Plotting code records:
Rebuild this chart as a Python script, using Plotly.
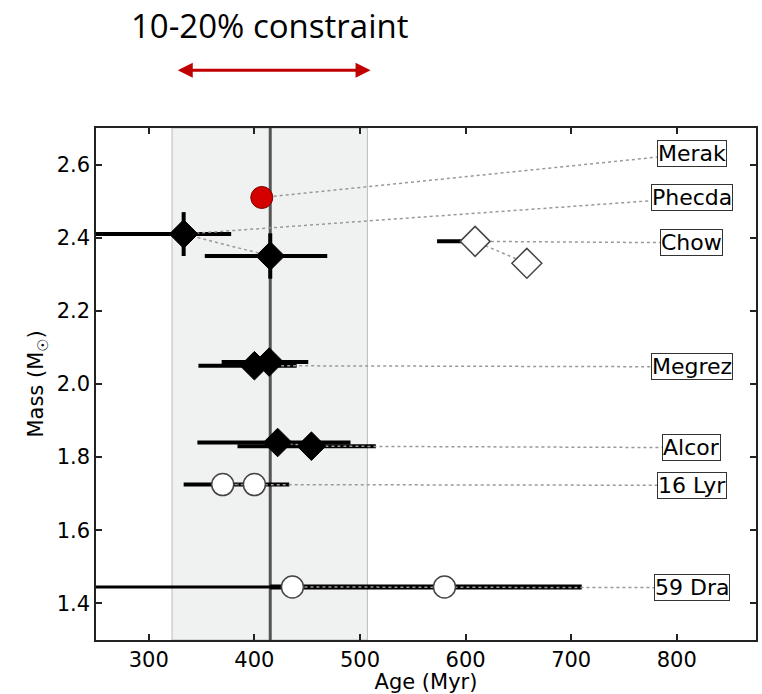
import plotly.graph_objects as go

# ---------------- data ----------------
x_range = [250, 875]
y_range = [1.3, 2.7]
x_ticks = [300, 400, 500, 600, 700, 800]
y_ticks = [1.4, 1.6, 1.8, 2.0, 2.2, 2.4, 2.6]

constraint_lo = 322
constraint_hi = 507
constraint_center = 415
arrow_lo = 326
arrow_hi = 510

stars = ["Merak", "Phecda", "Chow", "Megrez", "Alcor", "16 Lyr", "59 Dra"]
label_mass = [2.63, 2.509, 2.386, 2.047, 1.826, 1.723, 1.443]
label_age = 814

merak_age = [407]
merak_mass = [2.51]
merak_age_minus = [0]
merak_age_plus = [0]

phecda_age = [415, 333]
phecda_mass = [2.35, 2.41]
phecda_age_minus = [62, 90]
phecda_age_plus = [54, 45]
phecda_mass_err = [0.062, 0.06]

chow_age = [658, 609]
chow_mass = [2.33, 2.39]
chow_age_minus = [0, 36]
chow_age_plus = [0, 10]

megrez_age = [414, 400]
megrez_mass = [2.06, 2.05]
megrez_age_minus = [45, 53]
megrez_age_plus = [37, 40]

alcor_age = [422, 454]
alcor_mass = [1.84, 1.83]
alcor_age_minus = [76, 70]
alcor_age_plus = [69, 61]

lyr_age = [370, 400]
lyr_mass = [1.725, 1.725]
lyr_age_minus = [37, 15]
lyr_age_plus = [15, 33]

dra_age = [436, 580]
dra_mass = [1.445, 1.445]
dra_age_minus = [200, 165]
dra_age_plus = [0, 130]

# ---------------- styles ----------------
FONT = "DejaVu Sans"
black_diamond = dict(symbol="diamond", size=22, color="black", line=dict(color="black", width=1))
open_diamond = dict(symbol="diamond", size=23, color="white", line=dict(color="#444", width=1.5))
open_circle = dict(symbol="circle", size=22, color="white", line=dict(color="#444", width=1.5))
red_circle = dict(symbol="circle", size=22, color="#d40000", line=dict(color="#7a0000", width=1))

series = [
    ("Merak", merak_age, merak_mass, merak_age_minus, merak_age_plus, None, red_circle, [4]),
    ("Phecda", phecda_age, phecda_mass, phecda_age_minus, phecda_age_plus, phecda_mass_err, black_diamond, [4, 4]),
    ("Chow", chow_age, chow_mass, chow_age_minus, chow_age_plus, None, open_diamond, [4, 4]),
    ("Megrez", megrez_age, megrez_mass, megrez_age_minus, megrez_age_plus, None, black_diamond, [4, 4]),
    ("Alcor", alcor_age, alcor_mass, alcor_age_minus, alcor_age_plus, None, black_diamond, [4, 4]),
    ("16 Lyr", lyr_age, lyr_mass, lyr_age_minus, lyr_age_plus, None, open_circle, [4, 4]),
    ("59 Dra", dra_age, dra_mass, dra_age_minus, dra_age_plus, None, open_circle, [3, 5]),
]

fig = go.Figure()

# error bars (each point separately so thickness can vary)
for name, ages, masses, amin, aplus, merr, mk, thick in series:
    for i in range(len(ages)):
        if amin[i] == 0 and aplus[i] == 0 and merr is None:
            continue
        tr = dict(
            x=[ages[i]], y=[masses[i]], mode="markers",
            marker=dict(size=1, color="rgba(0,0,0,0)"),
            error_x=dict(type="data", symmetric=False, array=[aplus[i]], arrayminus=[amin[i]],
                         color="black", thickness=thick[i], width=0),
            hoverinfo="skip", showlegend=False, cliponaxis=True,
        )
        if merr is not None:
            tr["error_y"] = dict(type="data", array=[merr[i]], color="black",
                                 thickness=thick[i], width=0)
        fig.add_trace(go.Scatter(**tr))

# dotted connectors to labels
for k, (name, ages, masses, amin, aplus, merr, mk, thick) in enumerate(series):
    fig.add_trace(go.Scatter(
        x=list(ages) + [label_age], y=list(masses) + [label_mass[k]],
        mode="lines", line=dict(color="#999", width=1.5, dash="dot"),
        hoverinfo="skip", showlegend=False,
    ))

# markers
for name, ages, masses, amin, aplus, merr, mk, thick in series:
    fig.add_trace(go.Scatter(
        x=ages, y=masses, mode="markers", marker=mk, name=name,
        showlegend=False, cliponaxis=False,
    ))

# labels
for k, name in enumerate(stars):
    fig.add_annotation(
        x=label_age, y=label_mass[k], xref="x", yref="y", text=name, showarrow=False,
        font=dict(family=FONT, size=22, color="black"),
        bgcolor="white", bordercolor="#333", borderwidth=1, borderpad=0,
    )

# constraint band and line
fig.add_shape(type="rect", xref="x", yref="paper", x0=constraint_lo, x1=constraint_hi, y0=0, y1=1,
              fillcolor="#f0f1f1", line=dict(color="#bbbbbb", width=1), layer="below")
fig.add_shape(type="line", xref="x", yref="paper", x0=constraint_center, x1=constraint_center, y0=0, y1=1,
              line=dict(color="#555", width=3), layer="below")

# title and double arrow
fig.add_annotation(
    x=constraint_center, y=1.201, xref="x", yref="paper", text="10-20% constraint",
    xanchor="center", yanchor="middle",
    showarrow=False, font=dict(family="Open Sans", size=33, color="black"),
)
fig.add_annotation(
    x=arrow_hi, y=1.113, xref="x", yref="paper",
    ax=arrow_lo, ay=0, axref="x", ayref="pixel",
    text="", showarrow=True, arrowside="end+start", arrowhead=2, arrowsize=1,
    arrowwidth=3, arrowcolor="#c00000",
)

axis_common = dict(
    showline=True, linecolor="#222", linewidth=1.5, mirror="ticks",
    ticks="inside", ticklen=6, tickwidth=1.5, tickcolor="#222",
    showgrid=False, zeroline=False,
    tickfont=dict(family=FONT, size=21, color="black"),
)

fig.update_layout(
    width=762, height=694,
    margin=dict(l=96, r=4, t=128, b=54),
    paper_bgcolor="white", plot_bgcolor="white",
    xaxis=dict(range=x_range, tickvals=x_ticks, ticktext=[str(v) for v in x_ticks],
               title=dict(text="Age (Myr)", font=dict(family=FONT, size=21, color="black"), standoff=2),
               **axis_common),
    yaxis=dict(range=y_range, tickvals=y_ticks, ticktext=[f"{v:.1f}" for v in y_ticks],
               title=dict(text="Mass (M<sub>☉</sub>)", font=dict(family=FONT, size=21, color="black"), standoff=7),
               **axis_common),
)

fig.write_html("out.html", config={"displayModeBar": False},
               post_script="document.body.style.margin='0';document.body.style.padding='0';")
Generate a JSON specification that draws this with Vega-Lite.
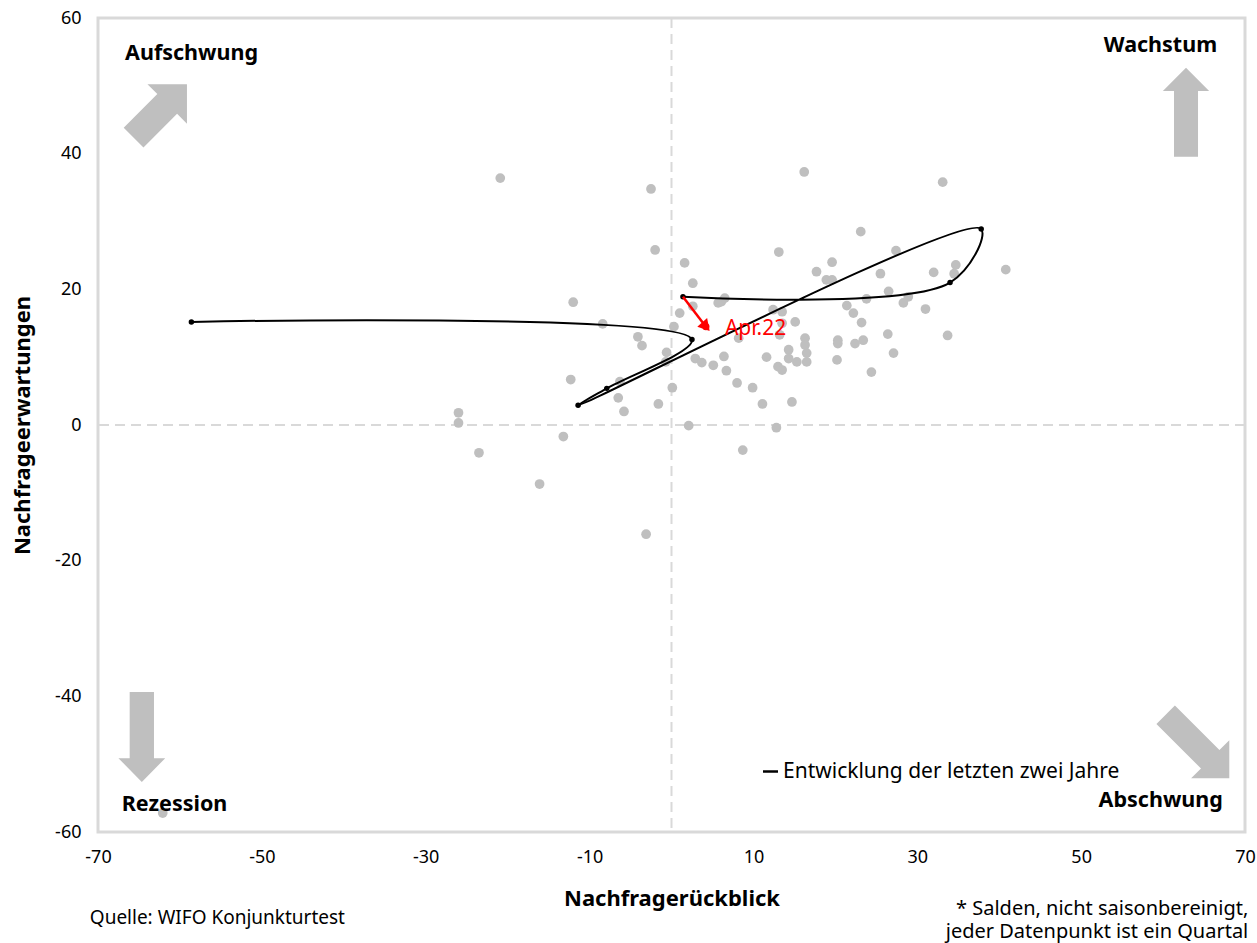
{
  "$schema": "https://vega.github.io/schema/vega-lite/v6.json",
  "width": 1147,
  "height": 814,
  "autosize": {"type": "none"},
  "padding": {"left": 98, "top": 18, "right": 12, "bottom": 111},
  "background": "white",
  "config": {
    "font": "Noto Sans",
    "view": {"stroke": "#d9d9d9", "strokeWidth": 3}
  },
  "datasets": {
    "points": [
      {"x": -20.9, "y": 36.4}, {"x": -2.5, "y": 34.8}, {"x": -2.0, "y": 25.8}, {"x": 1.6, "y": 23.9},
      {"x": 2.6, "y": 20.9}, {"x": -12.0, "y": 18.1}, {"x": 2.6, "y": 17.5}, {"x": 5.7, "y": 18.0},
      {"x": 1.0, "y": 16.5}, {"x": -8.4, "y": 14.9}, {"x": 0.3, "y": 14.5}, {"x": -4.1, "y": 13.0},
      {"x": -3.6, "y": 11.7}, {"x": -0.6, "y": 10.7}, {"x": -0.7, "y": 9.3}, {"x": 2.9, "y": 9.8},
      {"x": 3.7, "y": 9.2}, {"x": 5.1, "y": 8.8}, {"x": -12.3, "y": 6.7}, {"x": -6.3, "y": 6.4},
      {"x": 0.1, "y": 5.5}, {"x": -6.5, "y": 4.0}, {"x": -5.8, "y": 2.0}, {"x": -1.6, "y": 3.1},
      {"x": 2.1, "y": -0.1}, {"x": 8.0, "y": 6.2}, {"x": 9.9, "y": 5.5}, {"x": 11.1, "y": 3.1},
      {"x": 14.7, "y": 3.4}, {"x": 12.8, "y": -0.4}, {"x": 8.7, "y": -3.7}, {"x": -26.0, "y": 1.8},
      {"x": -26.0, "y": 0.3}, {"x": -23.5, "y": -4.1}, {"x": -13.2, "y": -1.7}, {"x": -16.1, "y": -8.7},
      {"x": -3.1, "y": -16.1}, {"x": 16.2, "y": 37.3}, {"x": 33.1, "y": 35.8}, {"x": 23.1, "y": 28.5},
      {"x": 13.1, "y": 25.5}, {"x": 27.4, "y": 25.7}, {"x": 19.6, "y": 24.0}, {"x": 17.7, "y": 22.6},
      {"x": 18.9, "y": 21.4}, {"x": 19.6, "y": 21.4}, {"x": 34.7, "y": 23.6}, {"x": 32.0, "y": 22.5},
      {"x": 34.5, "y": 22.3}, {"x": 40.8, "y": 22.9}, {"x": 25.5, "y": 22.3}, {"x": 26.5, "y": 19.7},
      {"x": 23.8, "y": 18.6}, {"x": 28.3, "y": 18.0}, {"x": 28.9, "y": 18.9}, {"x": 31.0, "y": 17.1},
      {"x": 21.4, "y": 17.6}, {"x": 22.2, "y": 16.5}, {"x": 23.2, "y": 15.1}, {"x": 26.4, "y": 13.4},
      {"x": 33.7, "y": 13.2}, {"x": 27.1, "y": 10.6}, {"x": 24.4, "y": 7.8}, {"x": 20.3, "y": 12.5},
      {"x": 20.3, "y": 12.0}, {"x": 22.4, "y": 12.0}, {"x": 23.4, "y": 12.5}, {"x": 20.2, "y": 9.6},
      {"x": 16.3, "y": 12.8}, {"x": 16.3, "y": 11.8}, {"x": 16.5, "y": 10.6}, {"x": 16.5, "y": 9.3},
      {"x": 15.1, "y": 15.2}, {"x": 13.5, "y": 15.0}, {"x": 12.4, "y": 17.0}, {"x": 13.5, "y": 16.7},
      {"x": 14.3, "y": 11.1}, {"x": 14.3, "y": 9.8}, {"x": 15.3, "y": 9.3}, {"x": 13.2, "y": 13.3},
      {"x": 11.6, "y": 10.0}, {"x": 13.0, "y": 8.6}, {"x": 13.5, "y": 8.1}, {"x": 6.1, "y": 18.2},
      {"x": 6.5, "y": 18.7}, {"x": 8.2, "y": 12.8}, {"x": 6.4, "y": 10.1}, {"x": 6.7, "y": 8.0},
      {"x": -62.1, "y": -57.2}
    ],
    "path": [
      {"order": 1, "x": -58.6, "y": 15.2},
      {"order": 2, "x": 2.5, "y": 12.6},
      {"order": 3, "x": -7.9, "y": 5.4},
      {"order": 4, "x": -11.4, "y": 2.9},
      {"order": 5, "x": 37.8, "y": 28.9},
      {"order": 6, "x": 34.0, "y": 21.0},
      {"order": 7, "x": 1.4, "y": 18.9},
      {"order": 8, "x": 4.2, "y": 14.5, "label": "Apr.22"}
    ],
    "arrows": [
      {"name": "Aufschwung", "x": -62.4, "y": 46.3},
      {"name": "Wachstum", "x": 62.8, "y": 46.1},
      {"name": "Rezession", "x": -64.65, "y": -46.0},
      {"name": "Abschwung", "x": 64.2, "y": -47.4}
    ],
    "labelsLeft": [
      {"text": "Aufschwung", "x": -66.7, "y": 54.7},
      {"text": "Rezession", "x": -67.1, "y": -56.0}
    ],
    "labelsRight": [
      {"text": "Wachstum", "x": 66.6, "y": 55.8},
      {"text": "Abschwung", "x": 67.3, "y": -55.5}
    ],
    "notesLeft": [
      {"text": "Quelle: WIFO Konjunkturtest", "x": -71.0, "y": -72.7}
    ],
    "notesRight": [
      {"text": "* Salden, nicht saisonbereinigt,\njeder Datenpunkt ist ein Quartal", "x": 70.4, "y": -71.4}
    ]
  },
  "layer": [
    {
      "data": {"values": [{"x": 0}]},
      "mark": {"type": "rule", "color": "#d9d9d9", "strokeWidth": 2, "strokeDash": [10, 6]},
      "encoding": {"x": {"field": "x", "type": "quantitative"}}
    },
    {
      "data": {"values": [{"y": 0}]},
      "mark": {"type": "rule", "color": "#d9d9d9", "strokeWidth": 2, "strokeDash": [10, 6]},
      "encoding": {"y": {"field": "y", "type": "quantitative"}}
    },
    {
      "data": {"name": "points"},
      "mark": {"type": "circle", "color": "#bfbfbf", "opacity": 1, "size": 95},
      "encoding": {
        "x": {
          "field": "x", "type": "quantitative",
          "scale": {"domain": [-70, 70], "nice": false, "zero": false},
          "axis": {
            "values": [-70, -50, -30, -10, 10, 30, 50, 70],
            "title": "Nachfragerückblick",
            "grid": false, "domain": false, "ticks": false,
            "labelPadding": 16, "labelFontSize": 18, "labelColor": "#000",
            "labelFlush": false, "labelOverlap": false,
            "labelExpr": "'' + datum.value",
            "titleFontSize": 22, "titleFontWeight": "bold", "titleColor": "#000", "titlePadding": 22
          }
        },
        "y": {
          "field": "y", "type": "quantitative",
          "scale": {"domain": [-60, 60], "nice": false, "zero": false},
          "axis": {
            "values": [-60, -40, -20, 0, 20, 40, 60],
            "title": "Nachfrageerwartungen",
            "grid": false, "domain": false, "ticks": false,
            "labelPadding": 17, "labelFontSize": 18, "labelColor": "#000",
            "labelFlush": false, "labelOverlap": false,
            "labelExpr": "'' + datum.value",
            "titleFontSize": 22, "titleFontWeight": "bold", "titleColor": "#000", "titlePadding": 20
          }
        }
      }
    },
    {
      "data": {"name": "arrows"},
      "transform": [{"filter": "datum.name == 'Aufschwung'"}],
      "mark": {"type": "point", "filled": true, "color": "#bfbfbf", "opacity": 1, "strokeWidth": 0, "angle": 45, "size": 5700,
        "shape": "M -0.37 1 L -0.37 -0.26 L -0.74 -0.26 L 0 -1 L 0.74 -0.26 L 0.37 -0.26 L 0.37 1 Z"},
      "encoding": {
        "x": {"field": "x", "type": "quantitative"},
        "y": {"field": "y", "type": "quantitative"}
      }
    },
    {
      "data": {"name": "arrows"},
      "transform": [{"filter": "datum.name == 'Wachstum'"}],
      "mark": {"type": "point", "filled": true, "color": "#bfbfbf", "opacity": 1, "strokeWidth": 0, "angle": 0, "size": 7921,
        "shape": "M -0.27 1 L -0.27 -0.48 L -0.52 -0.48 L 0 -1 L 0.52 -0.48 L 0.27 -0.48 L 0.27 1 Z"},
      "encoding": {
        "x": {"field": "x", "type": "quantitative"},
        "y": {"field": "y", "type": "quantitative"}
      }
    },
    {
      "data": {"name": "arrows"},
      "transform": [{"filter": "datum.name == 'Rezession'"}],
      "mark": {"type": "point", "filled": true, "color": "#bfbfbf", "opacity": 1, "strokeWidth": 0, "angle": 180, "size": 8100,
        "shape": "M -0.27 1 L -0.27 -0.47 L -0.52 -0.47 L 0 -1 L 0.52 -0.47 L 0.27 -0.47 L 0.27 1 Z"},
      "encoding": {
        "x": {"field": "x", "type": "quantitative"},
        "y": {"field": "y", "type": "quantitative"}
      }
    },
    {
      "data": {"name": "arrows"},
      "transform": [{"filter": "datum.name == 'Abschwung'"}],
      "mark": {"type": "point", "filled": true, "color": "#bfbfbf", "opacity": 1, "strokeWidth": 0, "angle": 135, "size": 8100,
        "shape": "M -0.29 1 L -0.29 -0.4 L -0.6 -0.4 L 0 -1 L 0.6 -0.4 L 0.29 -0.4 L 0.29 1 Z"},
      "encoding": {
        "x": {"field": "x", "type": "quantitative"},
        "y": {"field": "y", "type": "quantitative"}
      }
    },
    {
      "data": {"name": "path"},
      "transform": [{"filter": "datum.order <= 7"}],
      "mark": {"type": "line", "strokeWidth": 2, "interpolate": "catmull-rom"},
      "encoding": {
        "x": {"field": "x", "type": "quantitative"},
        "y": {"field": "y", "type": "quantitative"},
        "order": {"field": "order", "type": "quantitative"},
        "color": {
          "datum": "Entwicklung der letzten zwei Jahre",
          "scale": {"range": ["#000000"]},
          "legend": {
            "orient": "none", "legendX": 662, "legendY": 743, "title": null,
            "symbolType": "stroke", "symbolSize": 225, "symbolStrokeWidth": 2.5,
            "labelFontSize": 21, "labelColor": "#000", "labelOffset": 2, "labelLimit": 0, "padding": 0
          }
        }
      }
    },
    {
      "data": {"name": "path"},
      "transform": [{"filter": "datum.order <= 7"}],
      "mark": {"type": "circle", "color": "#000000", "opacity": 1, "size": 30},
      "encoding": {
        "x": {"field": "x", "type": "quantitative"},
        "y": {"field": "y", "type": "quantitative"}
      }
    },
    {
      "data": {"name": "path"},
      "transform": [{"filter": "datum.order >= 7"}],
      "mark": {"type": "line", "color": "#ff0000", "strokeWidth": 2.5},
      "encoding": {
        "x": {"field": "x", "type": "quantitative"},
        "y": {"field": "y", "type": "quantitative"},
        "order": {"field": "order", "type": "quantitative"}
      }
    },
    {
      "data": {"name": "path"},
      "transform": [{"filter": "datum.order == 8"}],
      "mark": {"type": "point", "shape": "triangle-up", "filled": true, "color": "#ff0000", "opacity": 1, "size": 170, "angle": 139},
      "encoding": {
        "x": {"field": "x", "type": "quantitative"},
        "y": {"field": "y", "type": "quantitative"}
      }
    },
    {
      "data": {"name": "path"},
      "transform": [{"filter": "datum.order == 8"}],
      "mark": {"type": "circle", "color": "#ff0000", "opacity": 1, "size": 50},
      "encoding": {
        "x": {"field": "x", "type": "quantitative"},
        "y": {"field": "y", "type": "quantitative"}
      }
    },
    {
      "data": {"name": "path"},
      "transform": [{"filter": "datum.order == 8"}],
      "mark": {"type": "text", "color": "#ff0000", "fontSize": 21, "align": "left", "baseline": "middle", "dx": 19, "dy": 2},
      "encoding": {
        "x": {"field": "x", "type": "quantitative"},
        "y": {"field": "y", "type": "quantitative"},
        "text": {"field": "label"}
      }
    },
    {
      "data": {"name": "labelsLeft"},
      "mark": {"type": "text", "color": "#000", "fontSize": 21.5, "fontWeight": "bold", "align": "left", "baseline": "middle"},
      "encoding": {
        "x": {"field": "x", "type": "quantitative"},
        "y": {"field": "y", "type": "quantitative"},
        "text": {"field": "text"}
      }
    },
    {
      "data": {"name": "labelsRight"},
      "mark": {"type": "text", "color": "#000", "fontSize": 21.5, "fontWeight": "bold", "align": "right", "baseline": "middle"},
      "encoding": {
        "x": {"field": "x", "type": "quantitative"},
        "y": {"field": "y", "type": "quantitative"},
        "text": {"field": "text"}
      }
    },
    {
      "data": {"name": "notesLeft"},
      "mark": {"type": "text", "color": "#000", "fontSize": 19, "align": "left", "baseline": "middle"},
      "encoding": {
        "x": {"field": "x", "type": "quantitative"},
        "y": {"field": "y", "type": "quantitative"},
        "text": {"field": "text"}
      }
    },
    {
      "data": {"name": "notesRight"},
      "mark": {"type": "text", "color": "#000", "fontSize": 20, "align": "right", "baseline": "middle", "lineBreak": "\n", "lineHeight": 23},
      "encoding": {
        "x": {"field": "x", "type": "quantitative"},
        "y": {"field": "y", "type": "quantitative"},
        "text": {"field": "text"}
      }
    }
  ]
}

EXERCISE INSTRUCTIONS
Repeat the lines of the listing above verbatim, beginning at its first line and ending at the line containing "megrez_age_plus = [37, 40]", which is included. Omit pictures.

THE SOLUTION
Rebuild this chart as a Python script, using Plotly.
import plotly.graph_objects as go

# ---------------- data ----------------
x_range = [250, 875]
y_range = [1.3, 2.7]
x_ticks = [300, 400, 500, 600, 700, 800]
y_ticks = [1.4, 1.6, 1.8, 2.0, 2.2, 2.4, 2.6]

constraint_lo = 322
constraint_hi = 507
constraint_center = 415
arrow_lo = 326
arrow_hi = 510

stars = ["Merak", "Phecda", "Chow", "Megrez", "Alcor", "16 Lyr", "59 Dra"]
label_mass = [2.63, 2.509, 2.386, 2.047, 1.826, 1.723, 1.443]
label_age = 814

merak_age = [407]
merak_mass = [2.51]
merak_age_minus = [0]
merak_age_plus = [0]

phecda_age = [415, 333]
phecda_mass = [2.35, 2.41]
phecda_age_minus = [62, 90]
phecda_age_plus = [54, 45]
phecda_mass_err = [0.062, 0.06]

chow_age = [658, 609]
chow_mass = [2.33, 2.39]
chow_age_minus = [0, 36]
chow_age_plus = [0, 10]

megrez_age = [414, 400]
megrez_mass = [2.06, 2.05]
megrez_age_minus = [45, 53]
megrez_age_plus = [37, 40]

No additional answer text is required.